Fittingly, Balsamo’s first win in rainbows came with Valcar. A few days after that success in Leuven, she led out Consonni on stage four of the Women’s Tour before reversing roles the next day, but both times they were bested by Dutch powerhouse Lorena Wiebes of DSM. However, on the final stage in Felixstowe, the Valcar leadout was perfect, Consonni the last woman and Balsamo winning. Though they would both race the Track World Championships a few weeks later, it was their final road race together. 

“I cried a lot that last race,” Consonni says. “It was super emotional because we had grown together and maybe this race was the end of the story. We have a different character and sometimes we don’t agree, but I will always remember this race because I know that win in the Women’s Tour in the rainbow jersey was a cherry on the cake, the best thing to end this work.”

The work has not ended for Balsamo, her year in rainbows might now be over, but it was the best of her career to date. Not only did she win her final race with Valcar, she won her first with Trek-Segafredo at Setmana Valenciana in February this year. Since then she has bagged a further eight victories. And there will be more, especially with another Valcar graduate, Ilaria Sanguinetti joining the American squad, boosting Balsamo’s leadout. 

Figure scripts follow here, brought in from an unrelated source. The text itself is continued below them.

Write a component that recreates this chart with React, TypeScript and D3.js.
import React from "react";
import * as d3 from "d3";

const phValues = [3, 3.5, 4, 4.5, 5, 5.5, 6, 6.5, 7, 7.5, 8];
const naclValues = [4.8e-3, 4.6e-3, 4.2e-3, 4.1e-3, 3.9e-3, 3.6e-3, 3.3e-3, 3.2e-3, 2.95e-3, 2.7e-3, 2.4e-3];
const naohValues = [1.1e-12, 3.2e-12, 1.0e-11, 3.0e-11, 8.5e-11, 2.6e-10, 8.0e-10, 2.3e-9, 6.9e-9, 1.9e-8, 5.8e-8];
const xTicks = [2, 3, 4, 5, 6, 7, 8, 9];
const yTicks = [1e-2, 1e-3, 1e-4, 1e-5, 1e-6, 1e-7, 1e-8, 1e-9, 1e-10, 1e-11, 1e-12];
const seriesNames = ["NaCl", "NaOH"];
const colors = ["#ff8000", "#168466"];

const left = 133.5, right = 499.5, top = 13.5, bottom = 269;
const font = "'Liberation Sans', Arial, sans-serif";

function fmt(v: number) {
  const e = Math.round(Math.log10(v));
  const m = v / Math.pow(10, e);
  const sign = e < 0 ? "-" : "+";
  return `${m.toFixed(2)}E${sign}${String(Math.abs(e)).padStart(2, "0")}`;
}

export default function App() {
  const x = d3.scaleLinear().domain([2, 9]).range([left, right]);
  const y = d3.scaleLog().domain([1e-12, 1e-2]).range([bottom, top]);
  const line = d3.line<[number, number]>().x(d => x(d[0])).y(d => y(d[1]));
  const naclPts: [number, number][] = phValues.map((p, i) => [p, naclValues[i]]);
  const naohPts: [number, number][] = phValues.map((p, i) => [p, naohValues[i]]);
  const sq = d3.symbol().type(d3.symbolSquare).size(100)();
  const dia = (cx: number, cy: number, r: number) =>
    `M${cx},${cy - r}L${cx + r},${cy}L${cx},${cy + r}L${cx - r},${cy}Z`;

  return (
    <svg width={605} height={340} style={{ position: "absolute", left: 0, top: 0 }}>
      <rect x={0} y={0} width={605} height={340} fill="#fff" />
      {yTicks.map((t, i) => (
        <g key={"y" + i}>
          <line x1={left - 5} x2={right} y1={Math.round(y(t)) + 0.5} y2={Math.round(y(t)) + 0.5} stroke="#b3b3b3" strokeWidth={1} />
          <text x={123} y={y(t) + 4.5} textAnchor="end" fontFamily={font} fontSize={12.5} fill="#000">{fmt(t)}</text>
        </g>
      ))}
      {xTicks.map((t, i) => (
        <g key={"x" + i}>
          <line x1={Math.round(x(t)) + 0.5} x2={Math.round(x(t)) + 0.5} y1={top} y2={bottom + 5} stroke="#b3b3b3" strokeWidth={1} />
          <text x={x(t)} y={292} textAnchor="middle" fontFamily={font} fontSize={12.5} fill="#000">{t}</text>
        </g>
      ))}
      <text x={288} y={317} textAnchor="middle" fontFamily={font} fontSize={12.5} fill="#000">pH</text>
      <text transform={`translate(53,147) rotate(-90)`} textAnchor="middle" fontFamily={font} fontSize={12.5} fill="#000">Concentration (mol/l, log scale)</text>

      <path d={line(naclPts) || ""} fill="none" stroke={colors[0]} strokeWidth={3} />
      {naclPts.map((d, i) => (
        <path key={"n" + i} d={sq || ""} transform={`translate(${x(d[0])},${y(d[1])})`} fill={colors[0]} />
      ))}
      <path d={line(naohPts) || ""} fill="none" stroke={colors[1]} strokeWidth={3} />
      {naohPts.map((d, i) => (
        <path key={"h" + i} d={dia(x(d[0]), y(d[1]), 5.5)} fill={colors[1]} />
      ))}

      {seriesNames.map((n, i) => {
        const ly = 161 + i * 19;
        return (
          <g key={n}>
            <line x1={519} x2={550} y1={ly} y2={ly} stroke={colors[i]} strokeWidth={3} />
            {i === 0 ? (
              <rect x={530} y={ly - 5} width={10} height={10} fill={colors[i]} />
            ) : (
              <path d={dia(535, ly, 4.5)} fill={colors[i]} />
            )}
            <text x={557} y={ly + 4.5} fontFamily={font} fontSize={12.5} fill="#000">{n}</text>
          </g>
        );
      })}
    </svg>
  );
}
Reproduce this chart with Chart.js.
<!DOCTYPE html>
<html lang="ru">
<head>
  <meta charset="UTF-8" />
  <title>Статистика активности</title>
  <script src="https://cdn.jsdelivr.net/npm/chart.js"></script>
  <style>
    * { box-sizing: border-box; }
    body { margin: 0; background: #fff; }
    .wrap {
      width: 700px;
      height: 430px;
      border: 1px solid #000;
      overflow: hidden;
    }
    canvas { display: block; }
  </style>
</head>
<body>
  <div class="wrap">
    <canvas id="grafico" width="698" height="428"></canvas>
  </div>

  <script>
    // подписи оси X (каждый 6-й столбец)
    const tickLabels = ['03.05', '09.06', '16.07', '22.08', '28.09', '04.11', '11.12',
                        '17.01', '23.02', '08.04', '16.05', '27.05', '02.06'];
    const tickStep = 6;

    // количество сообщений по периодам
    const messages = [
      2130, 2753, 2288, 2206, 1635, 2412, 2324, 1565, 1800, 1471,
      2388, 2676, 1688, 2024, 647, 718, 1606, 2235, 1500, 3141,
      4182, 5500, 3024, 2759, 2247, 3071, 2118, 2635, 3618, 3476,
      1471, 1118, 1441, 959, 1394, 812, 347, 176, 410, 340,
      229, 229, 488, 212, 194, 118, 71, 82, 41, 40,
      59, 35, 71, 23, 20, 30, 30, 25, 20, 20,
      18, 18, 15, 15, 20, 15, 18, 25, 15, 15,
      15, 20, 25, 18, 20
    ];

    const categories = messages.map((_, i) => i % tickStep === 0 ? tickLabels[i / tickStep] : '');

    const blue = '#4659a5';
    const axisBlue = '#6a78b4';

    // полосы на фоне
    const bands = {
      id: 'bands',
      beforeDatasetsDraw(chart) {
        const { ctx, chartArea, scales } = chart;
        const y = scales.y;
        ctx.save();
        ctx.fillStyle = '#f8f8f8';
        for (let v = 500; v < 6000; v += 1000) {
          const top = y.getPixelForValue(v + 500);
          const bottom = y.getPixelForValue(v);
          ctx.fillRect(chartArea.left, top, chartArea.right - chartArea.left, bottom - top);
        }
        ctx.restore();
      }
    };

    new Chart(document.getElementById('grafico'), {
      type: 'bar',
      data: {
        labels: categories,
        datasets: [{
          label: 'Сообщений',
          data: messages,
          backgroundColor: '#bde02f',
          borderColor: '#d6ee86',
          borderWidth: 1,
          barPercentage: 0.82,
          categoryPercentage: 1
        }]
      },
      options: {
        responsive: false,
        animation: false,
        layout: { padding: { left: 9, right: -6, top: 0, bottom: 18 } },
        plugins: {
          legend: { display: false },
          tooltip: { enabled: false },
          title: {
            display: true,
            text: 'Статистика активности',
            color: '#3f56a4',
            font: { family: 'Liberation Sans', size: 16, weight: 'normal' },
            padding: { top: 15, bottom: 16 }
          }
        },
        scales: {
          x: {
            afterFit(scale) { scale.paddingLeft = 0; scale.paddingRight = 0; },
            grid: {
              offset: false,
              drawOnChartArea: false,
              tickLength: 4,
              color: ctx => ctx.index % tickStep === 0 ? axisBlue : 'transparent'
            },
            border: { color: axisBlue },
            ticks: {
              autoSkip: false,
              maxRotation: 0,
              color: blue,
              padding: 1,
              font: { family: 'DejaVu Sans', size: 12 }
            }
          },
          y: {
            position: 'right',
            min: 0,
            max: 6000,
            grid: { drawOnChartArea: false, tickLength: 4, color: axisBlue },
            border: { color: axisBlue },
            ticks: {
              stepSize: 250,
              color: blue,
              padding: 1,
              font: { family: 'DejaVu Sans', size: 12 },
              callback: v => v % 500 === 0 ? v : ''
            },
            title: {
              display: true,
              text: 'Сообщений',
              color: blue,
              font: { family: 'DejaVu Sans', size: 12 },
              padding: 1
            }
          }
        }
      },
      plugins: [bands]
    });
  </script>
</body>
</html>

But despite success past, present and future, don’t expect Elisa Balsamo’s place at the top of the sport to go to her head. “She is a very simple person,” asserts her dad. “We try to educate her in a good way, and we say, ‘OK, you are a good cyclist, you are a world champion, but you have to live a normal life. It’s very important for you that you don’t act like a queen.’”

Sage advice for a rider with a solid claim to being cycling royalty.